Long story short, I applied to teach English in a Nepalese monastery. No idea if I’m going to get the gig, and if I do, my mom may flip out and hobble me (like Kathy Bates did to James Caan in ‘Misery’) just to keep me on this continent. Seriously, she might actually do that. When I told her I was moving one state over, she almost shat her small intestine.

But I won’t worry about that right now. Because I can do anything. I can go to Kathmandu and live here:

See, Mom? It’s just like home. And you were worried.

I’ve still got some connections at good ol’ IES in Dublin, Ireland. And I’m pretty damn sure they still want for teachers in Central and South America. There are startups from Portland, Maine to Portland, Oregon, non-profits that will need grant writers and tech companies that will want someone to write copy for their online marketing presence.

And, if I’m still jobless by the end of next month, I’ll bite the bullet, move home, and get a temp job. Yep, I’ll flip burgers or serve drinks in my hometown. Where I went to high school. It’ll be brutal, but, meanwhile, I’ll continue to extend my job-seeking tentacles across the globe. Across the GLOBE! Bwahaha! I’ll be like Cobra Commander, but with a CV and letters of recommendation.
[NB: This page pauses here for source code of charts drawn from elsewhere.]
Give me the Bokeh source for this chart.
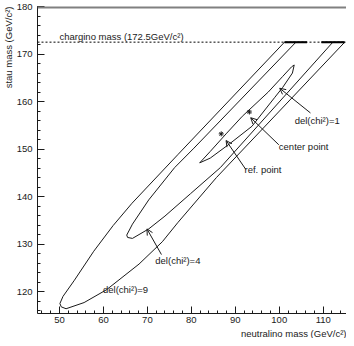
from bokeh.plotting import figure
from bokeh.models import Range1d, FixedTicker, Label, Arrow, OpenHead, Span, Title
from bokeh.embed import file_html
from bokeh.resources import INLINE

# ---- data ----
x_ticks = [50, 60, 70, 80, 90, 100, 110]
x_minor = list(range(46, 116, 2))
y_ticks = [120, 130, 140, 150, 160, 170, 180]
y_minor = list(range(116, 181, 2))
chargino_mass = 172.5

# del(chi2)=9 contour (open at chargino limit)
c9_x = [106.3, 101.2, 76.9, 66.5, 62.2, 57.8, 53.4, 50.8, 50.1, 50.4, 51.5, 55.6, 60.7, 68.1, 73.4, 76.9, 85.7, 114.9, 109.6]
c9_y = [172.5, 172.5, 148.8, 138.6, 133.9, 128.5, 122.4, 119.0, 117.5, 116.8, 116.4, 117.7, 120.4, 125.8, 130.5, 134.5, 144.0, 172.5, 172.5]
# del(chi2)=4 contour
c4_x = [103.8, 80.6, 76.2, 70.3, 66.6, 65.3, 65.5, 66.6, 70.3, 74.0, 79.8, 86.6, 112.2]
c4_y = [172.5, 150.2, 146.1, 139.3, 134.2, 131.9, 131.4, 131.2, 133.2, 135.9, 140.6, 146.1, 172.5]
# del(chi2)=1 contour (closed)
c1_x = [81.9, 84.3, 87.9, 91.6, 97.5, 100.8, 102.8, 103.4, 103.0, 100.8, 99.0, 93.8, 88.7, 84.3, 81.9]
c1_y = [147.1, 149.5, 153.2, 156.9, 162.0, 165.3, 167.3, 167.7, 166.0, 163.0, 160.9, 154.8, 151.1, 148.1, 147.1]

center_pt = (93.2, 157.8)
ref_pt = (86.8, 153.2)

labels = ["chargino mass (172.5GeV/c²)", "del(chi²)=1", "center point", "ref. point", "del(chi²)=4", "del(chi²)=9"]
label_x = [50.0, 103.5, 99.9, 92.1, 71.8, 59.9]
label_y = [173.6, 156.0, 150.5, 145.7, 126.6, 120.5]

# arrows: (x_start, y_start, x_end, y_end)
arrows = [(107.1, 157.6, 100.1, 162.8),
          (99.9, 150.9, 93.5, 156.6),
          (92.4, 145.7, 87.9, 151.8),
          (73.2, 127.8, 69.9, 133.2)]

FONT = "Liberation Sans"
FS = "9.5px"
INK = "#1a1a1a"

p = figure(width=346, height=338, x_range=Range1d(45, 115.3), y_range=Range1d(115.4, 180),
           output_backend="svg", toolbar_location=None,
           min_border_left=28, min_border_right=0, min_border_top=6, min_border_bottom=24)
p.grid.visible = False
p.outline_line_color = None
p.background_fill_color = "white"
p.border_fill_color = "white"

for ax in (p.xaxis, p.yaxis):
    ax.axis_line_color = INK
    ax.major_tick_line_color = INK
    ax.minor_tick_line_color = INK
    ax.major_tick_out = 0
    ax.major_tick_in = 7
    ax.minor_tick_out = 0
    ax.minor_tick_in = 3
    ax.major_label_text_font = FONT
    ax.major_label_text_font_size = FS
    ax.major_label_text_color = INK
p.xaxis.ticker = FixedTicker(ticks=x_ticks, minor_ticks=x_minor)
p.yaxis.ticker = FixedTicker(ticks=y_ticks, minor_ticks=y_minor)
p.xaxis.major_label_standoff = 3
p.yaxis.major_label_standoff = 5

p.add_layout(Title(text="neutralino mass (GeV/c²)", align="right", text_font=FONT,
                   text_font_size=FS, text_font_style="normal", text_color=INK, standoff=0), "below")
p.add_layout(Title(text="stau mass (GeV/c²)", align="right", text_font=FONT,
                   text_font_size=FS, text_font_style="normal", text_color=INK, standoff=0), "left")

# top frame line
p.add_layout(Span(location=180, dimension="width", line_color="#808080", line_width=4))
# chargino mass line
p.add_layout(Span(location=chargino_mass, dimension="width", line_color="#000000", line_width=1, line_dash="2 2"))

for xs, ys in ((c9_x, c9_y), (c4_x, c4_y), (c1_x, c1_y)):
    p.line(xs, ys, line_color=INK, line_width=1)

# thick pieces along the chargino limit
p.line(c9_x[:2], c9_y[:2], line_color="#000000", line_width=2)
p.line(c9_x[-2:], c9_y[-2:], line_color="#000000", line_width=2)

p.scatter([center_pt[0], ref_pt[0]], [center_pt[1], ref_pt[1]], marker="asterisk",
          size=5, line_color=INK)

for t, x, y in zip(labels, label_x, label_y):
    p.add_layout(Label(x=x, y=y, text=t, text_font=FONT, text_font_size=FS, text_color=INK,
                       text_baseline="middle", text_align="left"))

for xs, ys, xe, ye in arrows:
    p.add_layout(Arrow(x_start=xs, y_start=ys, x_end=xe, y_end=ye, line_color=INK, line_width=1,
                       end=OpenHead(size=6, line_color=INK, line_width=1)))

open("out.html", "w").write(file_html(p, INLINE))
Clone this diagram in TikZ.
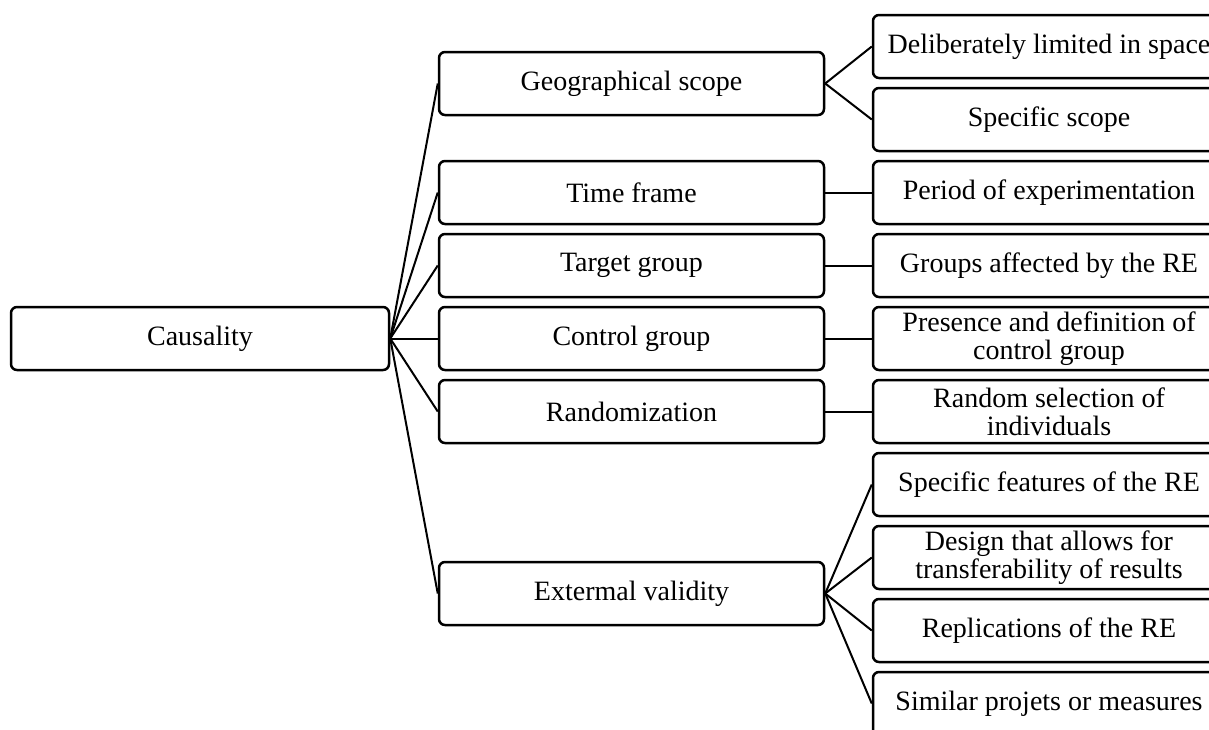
\documentclass[tikz,border=0pt]{standalone}
\usepackage{fontspec}
\setmainfont{Liberation Serif}

\begin{document}
\begin{tikzpicture}[-,thick,x=0.5pt,y=-0.5pt,node distance=36.5pt,main node/.style={rectangle,draw,rounded corners=3pt,line width=1.25pt,inner ysep=1pt,minimum height=31.5pt,align=center,font=\fontsize{14}{14}\selectfont},mid node/.style={main node,minimum width=192.5pt},leaf node/.style={main node,minimum width=176pt}]
            \clip (0,0) rectangle (1209,729);

            % right column
            \node[leaf node] (11) at (1049,46.5) {Deliberately limited in space};
            \node[leaf node] (12) [below of = 11] {Specific scope};
            \node[leaf node] (13) [below of = 12] {Period of experimentation};
            \node[leaf node] (14) [below of = 13] {Groups affected by the RE};
            \node[leaf node] (15) [below of = 14] {Presence and definition of\\control group};
            \node[leaf node] (16) [below of = 15] {Random selection of\\individuals};
            \node[leaf node] (17) [below of = 16] {Specific features of the RE};
            \node[leaf node] (18) [below of = 17] {Design that allows for\\transferability of results};
            \node[leaf node] (19) [below of = 18] {Replications of the RE};
            \node[leaf node] (20) [below of = 19] {Similar projets or measures};

            % middle column
            \node[mid node] (2) at (631.5,83.5) {Geographical scope};
            \node[mid node] (3) [node distance = 208.75pt, left of = 13] {Time frame};
            \node[mid node] (4) [node distance = 208.75pt, left of = 14] {Target group};
            \node[mid node] (5) [node distance = 208.75pt, left of = 15] {Control group};
            \node[mid node] (6) [node distance = 208.75pt, left of = 16] {Randomization};
            \node[mid node] (7) at (631.5,593.5) {Extermal validity};

            \node[main node, minimum width = 189pt] (1) [node distance = 215.75pt, left of = 5] {Causality};

            \path[line width=1pt]
                (1.east) edge (2.west)
                (1.east) edge (3.west)
                (1.east) edge (4.west)
                (1.east) edge (5.west)
                (1.east) edge (6.west)
                (1.east) edge (7.west)
                (2.east) edge (11.west)
                (2.east) edge (12.west)
                (3.east) edge (13.west)
                (4.east) edge (14.west)
                (5.east) edge (15.west)
                (6.east) edge (16.west)
                (7.east) edge (17.west)
                (7.east) edge (18.west)
                (7.east) edge (19.west)
                (7.east) edge (20.west)
                ;
        \end{tikzpicture}
\end{document}
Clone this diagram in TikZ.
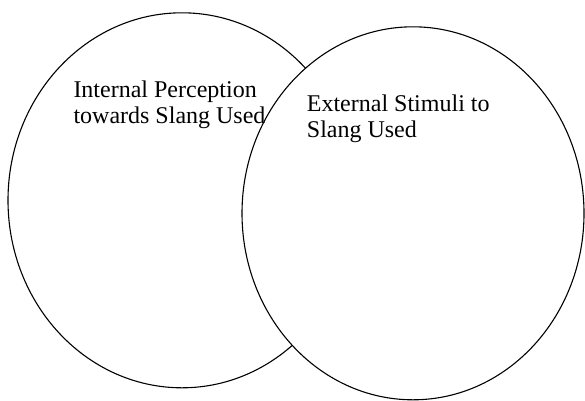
\documentclass[tikz,border=0pt]{standalone}
\usepackage{fontspec}
\setmainfont{Liberation Serif}
\usepackage{tikz}
\usetikzlibrary{shapes.geometric,positioning}

\begin{document}
\begin{tikzpicture}[
  x=1pt,y=-1pt,
  set/.style={ellipse,draw=black,line width=1.1pt,fill=white,inner sep=0pt},
  lab/.style={font=\fontsize{24}{26}\selectfont,align=left,anchor=north west,inner sep=0pt}
]
  \useasboundingbox (0,0) rectangle (585,400);
  \node[set,minimum width=348pt,minimum height=375pt] (internal) at (182,200.3) {};
  \node[set,minimum width=342pt,minimum height=373pt] (external) at (413,213.3) {};
  \node[lab] (intlab) at (73.3,81) {Internal Perception\\towards Slang Used};
  \node[lab] (extlab) at (306.7,94.3) {External Stimuli to\\Slang Used};
\end{tikzpicture}
\end{document}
I may keep the get-up, though. That’s color’s called Power Blue for a reason.

I will not consider myself a failure because I’m not writing for Harper’s right out of the gate. I refuse. No matter what my former junior high school English teacher says. She’s just bitter that none of us ever laughed at her stupid jokes. We did, however, laugh at her hairstyle.

She looked exactly like this. I wish I were exaggerating.

Believe in your dreams, kids. Even if they somehow involve Doc Hammer and multiple rubber hoses of varying lengths. To paraphrase Jake the Dog: “Trying and failing is the first step toward becoming sort of good at something.”